Nong Art actually reposted the message amid admissions made by many Peemayers including former PNP chief-now Sen. Ronald ‘Bato’ dela Rosa and outgoing PNP chief, Gen. Oscar Albayalde that they also underwent hazing from their upperclassmen although those punishments molded them into becoming much better officer.
“I’m reposting this from a Chat Group, in the light of the PMA hazing issue. Although this is addressed to the alumni of the PMA, it would be an interesting reading for those who may want to know the whys and wherefores of the PMA sub-culture that we call hazing, from another perspective...,” said retired Gen. Lomibao, the famed rebel hunter who rose to become the country’s top cop.
He was referring to a letter from a PMA ‘outsider’ which goes:
AN APPEAL TO THE ALUMNI
(From a civilian instructor)
Dear Sirs and Ma’ams,
First, allow me to briefly introduce myself. I am Ena Luga, a part-time civilian instructor at the PMA. Unlike my dedicated colleagues who have been in PMA for a decade or more, I have only recently started teaching in PMA with a 2-year hiatus prior to this Academic Year. My students have been mostly fourth class (first year cadets a.k.a. “plebes”) cadets, and I have been grateful for my time with them even when I end up exhausted from trying to keep them awake in class.
I have not always dreamt of becoming a teacher, but I later realized the impact a teacher can have on her/his students. As such, teaching at PMA is not only a job to me, but a rare privilege to contribute to the molding of this country’s - and MY - future leaders. It is with this mindset that I enter the classroom.
Whenever time permits, I try to learn about my students - who they are, what their thoughts are, and the things they go through. And I try to go beyond our lesson, and go into what I think is more essential for them to learn beyond the academic requirements... and that is the transmission of ideals and principles that my parents have instilled in me.
My father has taught me the following, as he has learned from his dad:
*Courage - it is not only found in the battlefield. Courage is doing what is right AND standing up against what is wrong.
*Integrity - it is going beyond unity within a class or an organization. It is what is done behind closed doors. In the context of the ccafp, it is what is done when there is no upperclass/tac-o/oc roaming around.
*Loyalty - it is not loyalty to a particular individual or organization, but it is being loyal to what is right, true, and just.
With these principles, I try to correct misconceptions and malpractices expressed in my classroom. And I am sure I am not the only one.

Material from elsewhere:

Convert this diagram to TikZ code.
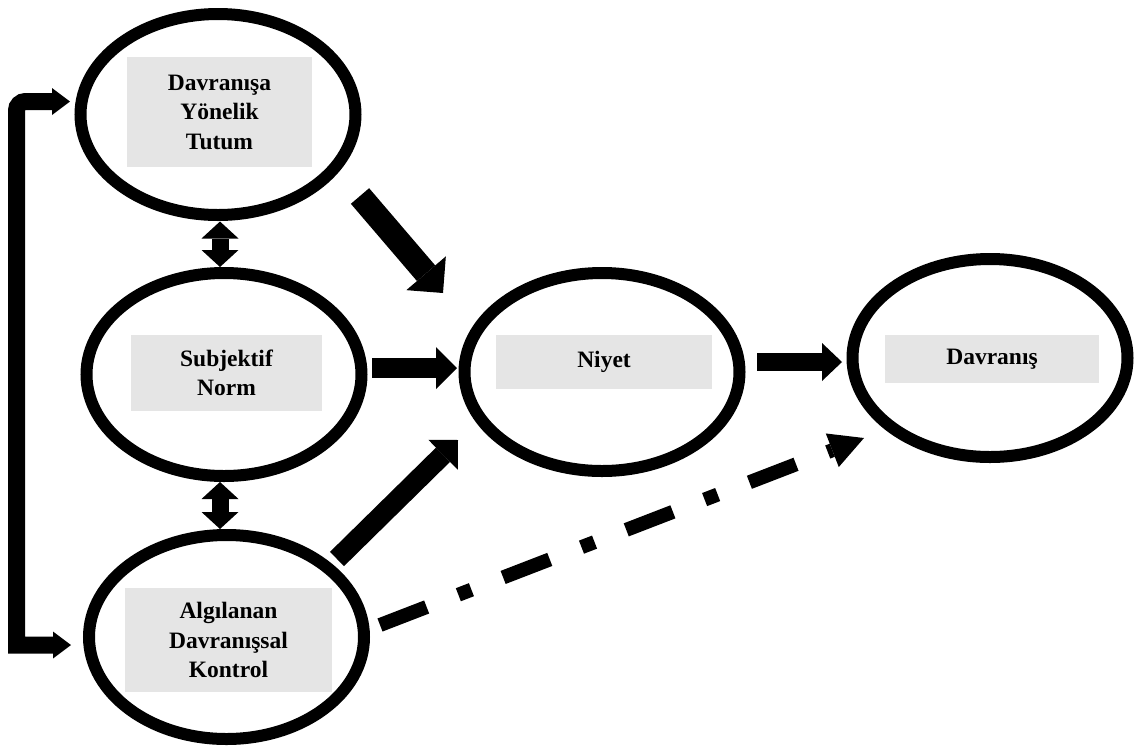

Unfortunately, despite our zeal as civilian instructors, we will never have the same impact on cadets as you, the alumni. We remain outsiders, because despite our various affiliations with PMA (being a wife/child/sibling/cousin/grandchild/parent of cadet/s and/or alumni, and being in PMA for decades more), we will never be a part of your organization. We did not go through what you went through inside the barracks. As such, we will never fully comprehend the complexities of cadetship at the PMA.
It is knowing and accepting these facts that I, as an outsider part-time civilian instructor, humbly appeal to you, the alumni, to recognize your continued contribution to the molding of cadets. Even without personal interactions, through various social media platforms, they listen to you. They take what you say as truth - as the standard. They take their cues from you.
In relation to the recent death of Cadet Dormitorio as a result of maltreatment, one of several already in the history of PMA, I beg of you to make a strong, bold, and clear stand against maltreatment in the Corps. Otherwise, this practice will continue to be perpetuated inside the Academy because cadets look up to you, their upperclass, who have undergone such hardships and have made it through.
If, for any reason, you cannot send a strong message to the cadets that this practice is outrightly wrong and unnecessary to their training, then may I suggest that it just be removed from the regulations to stop the confusion arising from the duality of what is being taught to them in principle and in practice. To those who have made a clear and bold stance against maltreatment, thank you.